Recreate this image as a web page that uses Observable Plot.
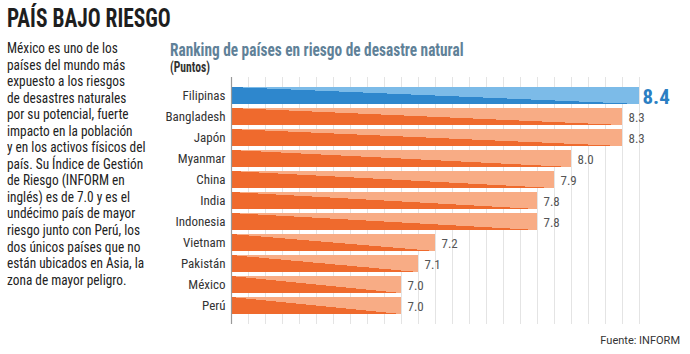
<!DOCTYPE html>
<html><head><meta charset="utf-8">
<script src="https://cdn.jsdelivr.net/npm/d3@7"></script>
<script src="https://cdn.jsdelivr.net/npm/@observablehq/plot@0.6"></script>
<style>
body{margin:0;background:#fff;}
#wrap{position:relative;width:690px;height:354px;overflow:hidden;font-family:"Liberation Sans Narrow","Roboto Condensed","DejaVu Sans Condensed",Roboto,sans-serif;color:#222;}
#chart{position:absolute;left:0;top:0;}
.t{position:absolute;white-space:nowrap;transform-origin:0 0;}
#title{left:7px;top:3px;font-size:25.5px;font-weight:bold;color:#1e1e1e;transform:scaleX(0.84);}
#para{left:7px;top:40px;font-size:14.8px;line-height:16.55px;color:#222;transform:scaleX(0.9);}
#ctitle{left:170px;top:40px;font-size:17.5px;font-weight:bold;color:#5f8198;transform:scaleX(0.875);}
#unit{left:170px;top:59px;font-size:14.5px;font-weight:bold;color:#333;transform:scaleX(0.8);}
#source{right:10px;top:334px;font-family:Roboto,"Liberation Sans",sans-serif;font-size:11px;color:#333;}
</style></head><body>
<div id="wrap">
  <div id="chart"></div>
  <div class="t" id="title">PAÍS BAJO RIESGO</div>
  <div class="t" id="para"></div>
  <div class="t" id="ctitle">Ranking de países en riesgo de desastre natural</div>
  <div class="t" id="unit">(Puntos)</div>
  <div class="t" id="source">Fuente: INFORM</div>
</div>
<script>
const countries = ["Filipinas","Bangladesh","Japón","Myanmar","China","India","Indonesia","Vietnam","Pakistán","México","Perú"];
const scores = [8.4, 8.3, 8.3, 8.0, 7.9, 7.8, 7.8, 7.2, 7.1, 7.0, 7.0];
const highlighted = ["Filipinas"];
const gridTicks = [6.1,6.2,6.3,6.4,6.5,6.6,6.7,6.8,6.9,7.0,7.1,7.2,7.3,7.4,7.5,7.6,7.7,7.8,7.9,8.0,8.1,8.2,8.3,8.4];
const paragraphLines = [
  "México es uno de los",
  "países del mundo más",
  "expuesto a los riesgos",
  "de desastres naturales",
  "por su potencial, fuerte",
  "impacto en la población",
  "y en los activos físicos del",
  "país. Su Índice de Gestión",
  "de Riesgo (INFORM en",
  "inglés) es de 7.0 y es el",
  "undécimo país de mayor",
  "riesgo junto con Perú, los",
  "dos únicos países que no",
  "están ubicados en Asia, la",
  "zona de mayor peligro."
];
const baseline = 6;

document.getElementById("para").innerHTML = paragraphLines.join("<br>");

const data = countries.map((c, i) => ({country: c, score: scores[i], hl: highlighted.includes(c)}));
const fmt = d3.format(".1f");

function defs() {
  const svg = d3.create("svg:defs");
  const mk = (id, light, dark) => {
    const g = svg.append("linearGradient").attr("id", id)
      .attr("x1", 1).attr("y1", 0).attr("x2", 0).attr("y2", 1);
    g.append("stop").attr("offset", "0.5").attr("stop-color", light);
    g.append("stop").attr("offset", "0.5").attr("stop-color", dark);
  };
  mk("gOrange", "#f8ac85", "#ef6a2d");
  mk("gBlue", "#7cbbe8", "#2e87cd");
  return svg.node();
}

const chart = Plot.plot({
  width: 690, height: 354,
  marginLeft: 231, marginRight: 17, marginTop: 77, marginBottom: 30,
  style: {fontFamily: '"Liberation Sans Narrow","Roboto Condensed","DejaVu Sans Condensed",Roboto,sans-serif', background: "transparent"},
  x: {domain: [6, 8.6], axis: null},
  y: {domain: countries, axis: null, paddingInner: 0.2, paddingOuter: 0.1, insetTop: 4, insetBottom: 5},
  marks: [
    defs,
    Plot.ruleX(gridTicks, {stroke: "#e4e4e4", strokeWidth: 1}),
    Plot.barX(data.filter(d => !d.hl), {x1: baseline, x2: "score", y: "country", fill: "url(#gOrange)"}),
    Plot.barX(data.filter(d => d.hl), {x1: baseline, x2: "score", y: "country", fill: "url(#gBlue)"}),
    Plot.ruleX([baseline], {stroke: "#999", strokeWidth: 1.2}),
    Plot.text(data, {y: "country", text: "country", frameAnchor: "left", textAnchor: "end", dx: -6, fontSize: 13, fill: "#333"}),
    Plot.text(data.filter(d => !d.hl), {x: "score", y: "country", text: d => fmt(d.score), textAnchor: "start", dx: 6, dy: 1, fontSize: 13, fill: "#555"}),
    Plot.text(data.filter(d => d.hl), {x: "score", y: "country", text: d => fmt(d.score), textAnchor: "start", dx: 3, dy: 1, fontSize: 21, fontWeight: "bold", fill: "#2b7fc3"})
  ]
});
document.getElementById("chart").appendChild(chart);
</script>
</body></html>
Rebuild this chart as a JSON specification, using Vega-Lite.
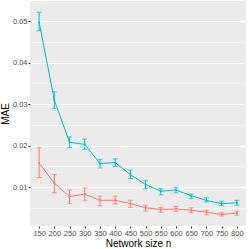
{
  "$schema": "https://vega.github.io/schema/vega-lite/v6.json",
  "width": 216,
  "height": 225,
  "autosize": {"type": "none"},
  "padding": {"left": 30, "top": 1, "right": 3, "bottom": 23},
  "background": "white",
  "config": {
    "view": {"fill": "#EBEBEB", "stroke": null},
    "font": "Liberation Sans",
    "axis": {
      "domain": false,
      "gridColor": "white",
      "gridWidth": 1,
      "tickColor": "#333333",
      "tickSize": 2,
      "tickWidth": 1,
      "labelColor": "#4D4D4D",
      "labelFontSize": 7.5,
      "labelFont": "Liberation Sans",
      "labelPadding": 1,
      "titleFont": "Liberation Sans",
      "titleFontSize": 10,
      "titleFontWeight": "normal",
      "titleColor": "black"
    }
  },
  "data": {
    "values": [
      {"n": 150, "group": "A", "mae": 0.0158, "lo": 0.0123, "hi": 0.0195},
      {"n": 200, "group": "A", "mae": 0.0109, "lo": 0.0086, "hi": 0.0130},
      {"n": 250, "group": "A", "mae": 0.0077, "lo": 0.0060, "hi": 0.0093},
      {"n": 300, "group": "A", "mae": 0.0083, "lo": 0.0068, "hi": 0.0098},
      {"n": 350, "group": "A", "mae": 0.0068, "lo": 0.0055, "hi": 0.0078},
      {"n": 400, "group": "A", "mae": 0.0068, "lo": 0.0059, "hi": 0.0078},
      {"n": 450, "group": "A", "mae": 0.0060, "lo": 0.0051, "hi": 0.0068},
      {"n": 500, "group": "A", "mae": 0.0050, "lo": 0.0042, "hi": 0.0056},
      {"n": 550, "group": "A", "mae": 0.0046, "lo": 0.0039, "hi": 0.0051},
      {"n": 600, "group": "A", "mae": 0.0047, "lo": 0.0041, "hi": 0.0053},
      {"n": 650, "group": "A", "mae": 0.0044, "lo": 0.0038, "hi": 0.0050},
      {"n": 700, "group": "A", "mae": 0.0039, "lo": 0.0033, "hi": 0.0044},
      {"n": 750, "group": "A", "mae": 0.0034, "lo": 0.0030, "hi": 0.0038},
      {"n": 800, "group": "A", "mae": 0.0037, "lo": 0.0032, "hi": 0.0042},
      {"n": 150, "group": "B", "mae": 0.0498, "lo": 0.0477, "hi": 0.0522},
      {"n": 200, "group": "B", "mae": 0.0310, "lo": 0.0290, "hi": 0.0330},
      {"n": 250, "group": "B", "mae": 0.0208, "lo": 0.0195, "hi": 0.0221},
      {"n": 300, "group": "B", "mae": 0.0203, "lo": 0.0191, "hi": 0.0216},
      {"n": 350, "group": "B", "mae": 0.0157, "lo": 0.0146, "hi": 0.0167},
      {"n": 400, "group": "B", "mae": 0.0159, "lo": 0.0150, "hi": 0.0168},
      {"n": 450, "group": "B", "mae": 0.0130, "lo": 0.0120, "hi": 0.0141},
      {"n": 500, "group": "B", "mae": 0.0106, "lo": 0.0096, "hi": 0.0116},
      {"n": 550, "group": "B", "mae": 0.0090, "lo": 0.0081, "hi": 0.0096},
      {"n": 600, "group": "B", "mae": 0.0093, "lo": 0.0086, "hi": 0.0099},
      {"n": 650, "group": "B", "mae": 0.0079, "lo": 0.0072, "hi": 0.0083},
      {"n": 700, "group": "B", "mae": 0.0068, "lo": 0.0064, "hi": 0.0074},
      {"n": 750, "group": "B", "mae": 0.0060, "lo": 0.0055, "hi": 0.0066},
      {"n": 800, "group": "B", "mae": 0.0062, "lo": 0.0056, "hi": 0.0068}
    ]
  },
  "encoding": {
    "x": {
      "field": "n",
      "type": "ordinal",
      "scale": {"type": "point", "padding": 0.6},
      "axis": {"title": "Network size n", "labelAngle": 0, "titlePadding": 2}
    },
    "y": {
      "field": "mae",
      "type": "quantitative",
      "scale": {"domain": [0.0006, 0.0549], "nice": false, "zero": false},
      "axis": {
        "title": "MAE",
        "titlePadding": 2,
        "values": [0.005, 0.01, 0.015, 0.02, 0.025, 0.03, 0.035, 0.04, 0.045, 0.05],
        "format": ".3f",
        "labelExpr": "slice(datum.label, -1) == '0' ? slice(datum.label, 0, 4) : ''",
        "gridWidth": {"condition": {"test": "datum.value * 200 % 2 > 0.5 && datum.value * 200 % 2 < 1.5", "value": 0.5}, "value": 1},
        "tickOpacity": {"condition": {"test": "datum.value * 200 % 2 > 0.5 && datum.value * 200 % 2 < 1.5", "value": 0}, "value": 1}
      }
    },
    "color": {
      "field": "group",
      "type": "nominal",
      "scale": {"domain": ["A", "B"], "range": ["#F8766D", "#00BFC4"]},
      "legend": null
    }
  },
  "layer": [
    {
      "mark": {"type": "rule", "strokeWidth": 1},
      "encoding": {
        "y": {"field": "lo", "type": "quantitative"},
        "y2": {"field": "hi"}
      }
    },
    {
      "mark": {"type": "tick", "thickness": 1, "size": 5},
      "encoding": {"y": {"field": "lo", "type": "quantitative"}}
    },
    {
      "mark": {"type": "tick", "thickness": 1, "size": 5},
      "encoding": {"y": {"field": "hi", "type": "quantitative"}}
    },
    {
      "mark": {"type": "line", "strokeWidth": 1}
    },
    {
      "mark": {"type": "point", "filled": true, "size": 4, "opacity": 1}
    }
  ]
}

+++

- [Task statement] Every line that holds the word "chart" counts once; state the total number of such lines and nothing else.

- [Finished task] 5